A light drizzle fell on Bob Wolfe as he stood outside a citadel of the Portland establishment like the lupine nemesis in the story of the Three Little Pigs.
Wolfe was rattling the doors of the Portland City Club's luncheon debate Oct. 26 at the Governor Hotel between Secretary of State Kate Brown and her Republican challenger, Dr. Knute Buehler. Wolfe is also on the ballot as the Progressive Party's candidate. But no matter how loud he knocked, the City Club would not let him in.
City Club officials denied Wolfe access because (as they said in an Oct. 17 email to him) he isn't a "viable candidate."
Wolfe won't win, but his only goal is defeating Brown, whom he accuses of suppressing Oregon voters by routinely invalidating tens of thousands of petition signatures.
He barreled into the secretary of state's race late, on Aug. 28, after Brown's office said a measure to legalize marijuana, for which he was chief petitioner, didn't qualify for the November ballot. He now wants to draw votes away from Brown using the potency of Oregon's marijuana legalization supporters.
In the May primary, Wolfe helped raise $200,000 in national marijuana money for now-Attorney General Ellen Rosenblum (who's married to WW publisher Richard Meeker). He spent another $50,000 on radio ads bashing her opponent, Dwight Holton, who as U.S. attorney for Oregon targeted medical marijuana clinics.
"We killed Holton's candidacy," Wolfe says. "Now we're hoping to motivate people to vote no on Kate Brown."
Brown already faces a serious test from Buehler, a Bend orthopedic surgeon. In 2008, Brown beat Republican Rick Dancer by only 51 percent to 46 percent—a small margin considering Democrats' statewide registration advantage.
Portland pollster Adam Davis thinks Wolfe's chances of spoiling Brown's re-election are slim.
"You need to see an alignment of the stars for that to happen," Davis says. "It really helps to have two candidates that people aren't comfortable with, and you don't have that here."
Outside the debate, Wolfe waved a poster with a red "X" superimposed on his face above the caption "Banned." A motley crew of his supporters competed with fresh-faced Brown campaigners for the attention of passersby.
Wolfe, 50, is an ex-Navy submariner who's run the Oregon Pinot Noir Club, a mail-order wine seller since 1994.
He entered politics by happenstance rather than design.
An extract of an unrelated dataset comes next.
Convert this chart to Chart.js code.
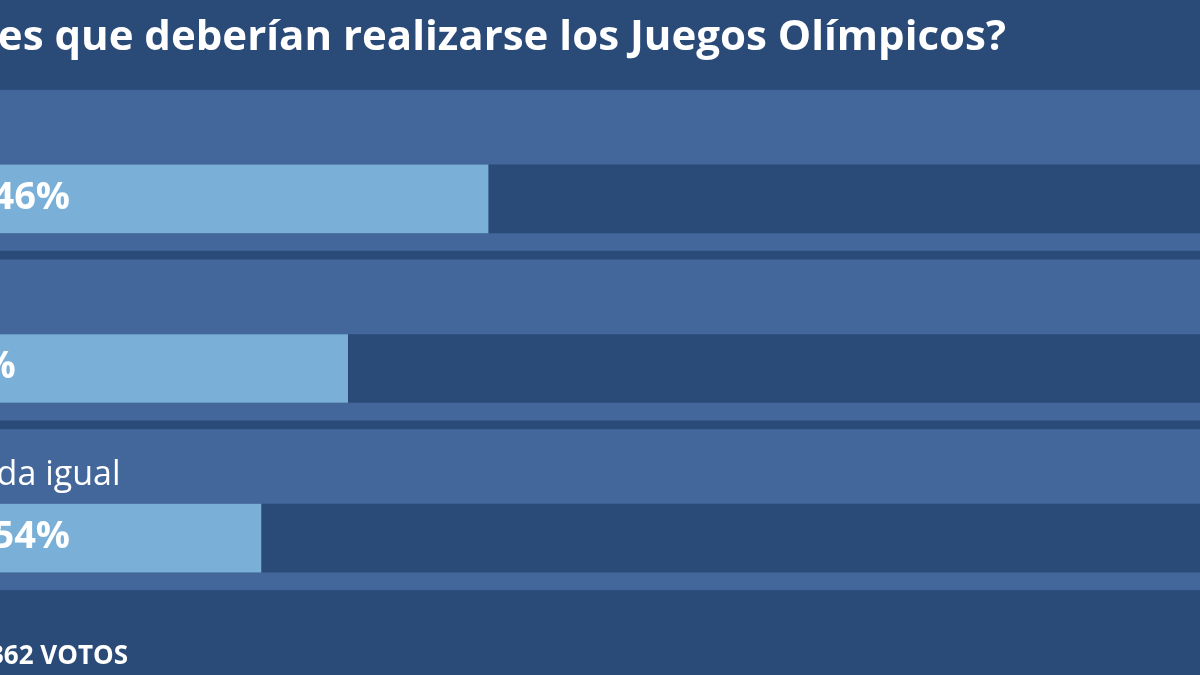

In 2010, he says, his ex-wife was suffering from ovarian cancer and sought Wolfe's help in obtaining marijuana. "I don't smoke marijuana, and I'm not a marijuana lifestyle guy," Wolfe says. "I'm a red-wine man."
Wolfe says he found Oregon's medical marijuana law forbidding but also endangered. In 2011, Wolfe says, he traveled to Salem 40 times to help protect the law. National marijuana legalization supporters subsequently enlisted him to promote a 2012 ballot initiative for legalization.
"I said, 'It sounds like fun and it sounds useful, so I'll do it,'" Wolfe says. "I figured I'm relatively smart and well-spoken. How hard can it be?"
Very hard, as it turned out. In April, Brown said Wolfe's campaign was illegally paying signature gatherers and fined him $65,000. Wolfe is contesting that fine. Wolfe then turned in 169,214 signatures—plenty, he says, to qualify for the November ballot. Brown's office disqualified nearly half of them.
Wolfe claims many were valid signatures rejected on technical grounds. (An unaffiliated pot legalization initiative, Measure 80, made the ballot.) Wolfe accuses Brown of ratcheting initiative rules too tightly to make it more difficult for anti-tax activists to qualify ballot measures. He says his measure was collateral damage.
"I've voted a straight Democratic ticket since I was 18," Wolfe says. "The first time I've ever not voted for a Democrat was last week, when I voted for myself."
Wolfe plans on sending out as many as 200,000 campaign mailers, and he's using a 50,000-name email list and strong relationships with marijuana advocates and bloggers. Wolfe also writes snappy copy. He's spent $26,000, including buying radio ads in four markets, some of which feature Ralph Nader attacking Brown on the very issue she's used against Buehler: voter suppression.
Wolfe points to statistics that show signatures were validated at a far lower rate this year for his and others' measures than they were in past Oregon elections or in Washington state. "I'm trying to protect the initiative system," he says.
"Wolfe's allegations aren't true," says Brown campaign spokeswoman Jillian Schoene. "He is attacking [Brown] in retaliation for her holding him accountable for breaking state elections law."
The tale of the Three Little Pigs ends badly for the wolf—he gets cooked. Wolfe hopes Brown's political career ends up in the cook pot with his.
âIâm craving Nov. 7,â he says, âwhen I get my real life back.â
FACT: The last spoiler to tip a statewide race was conservative Al Mobley. His 13 percent in the 1990 governor's race helped Democrat Barbara Roberts beat moderate Republican Dave Frohnmayer.